Я ехал к вам. Живые сны
За мной вились толпой игривой,
И месяц с правой стороны
Сопровождал мой бег ретивый.

Я ехал прочь. Иные сны...
Душе влюблённой грустно было;
И месяц с левой стороны
Сопровождал меня уныло.

Керн вспоминает, что Пушкин заметил, смеясь:  «Разумеется, с левой, потому что я ехал назад!» Знакомый А.П.Керн, поэт А.И.Подолинский, видел у неё листок с этим автографом: мятый, почти рваный, с густо перечёркнутыми строчками, поверх которых написаны другие. А кажется,  будто эти стихи вылились на бумагу на одном дыхании:

Мечтанью вечному в тиши
Так предаёмся мы, поэты,
Так суеверные приметы
Согласны с чувствами души.

После смерти Дельвига (14 января 1831 г.) Керн очень редко встречалась с Пушкиным. В его письмах к Соболевскому и к жене промелькнуло два не слишком уважительных упоминания о ней.  Ну и что! Жена была ревнива, а Соболевский известный циник. В своих воспоминаниях Анна Петровна постоянно подчёркивает невинный и платонический характер своих отношений с великим поэтом. Пушкин в её воспоминаниях предстаёт перед нами как «гений добра». В истории русской литературы имя Анны Петровны Керн сохранилось не потому, что она была «вавилонской блудницей», или просила у Пушкина покровительства в книгоиздательских кругах.

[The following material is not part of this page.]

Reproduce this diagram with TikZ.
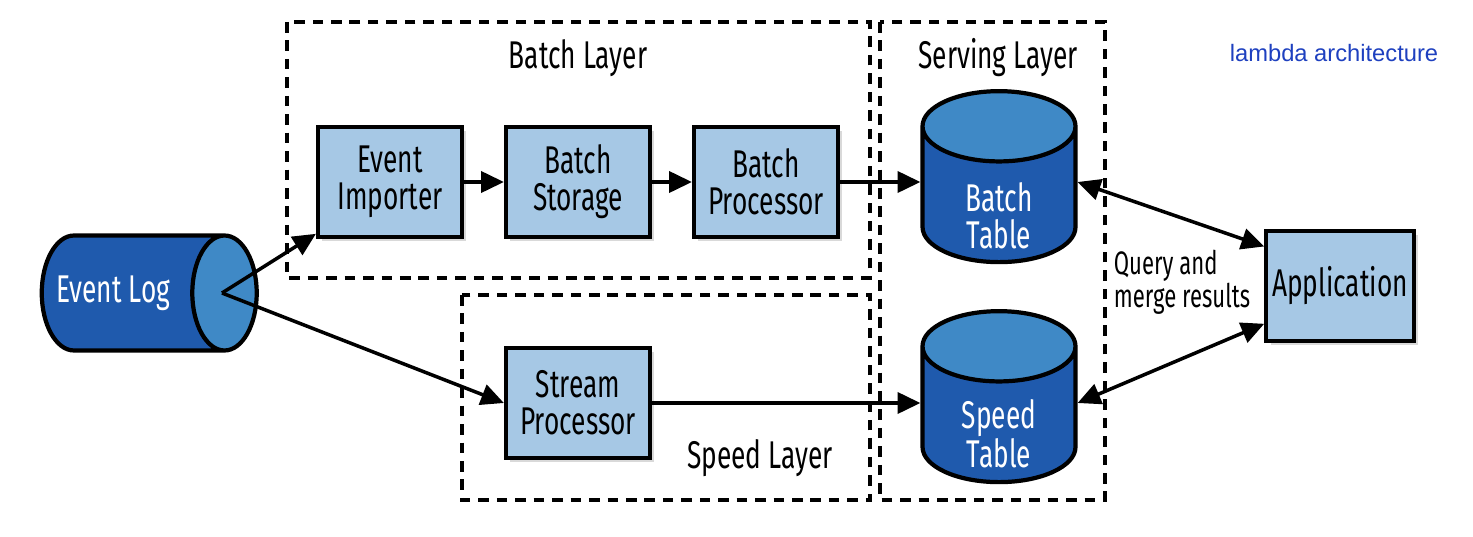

Незадолго до смерти,  по легенде, Анна Керн услышала грохот на улице и спросила, что там такое. Когда ей сказали, что везут пьедестал к памятнику Пушкину в Москву, она сказала:  «Давно пора». Через несколько дней после этого она умерла. Гроб с телом Анны Петровны повезли в Прямухино Тверской губернии, где похоронен её муж А.В.Марков-Виноградский, но не довезли из-за распутицы и предали земле в селе Прутня, недалеко от Торжка, где теперь музей А.С.Пушкина. Все, любящие Пушкина, помнят, что на её веку, «тяжело-грустном», по выражению её сына, было «чудное мгновенье» встреч с поэтом!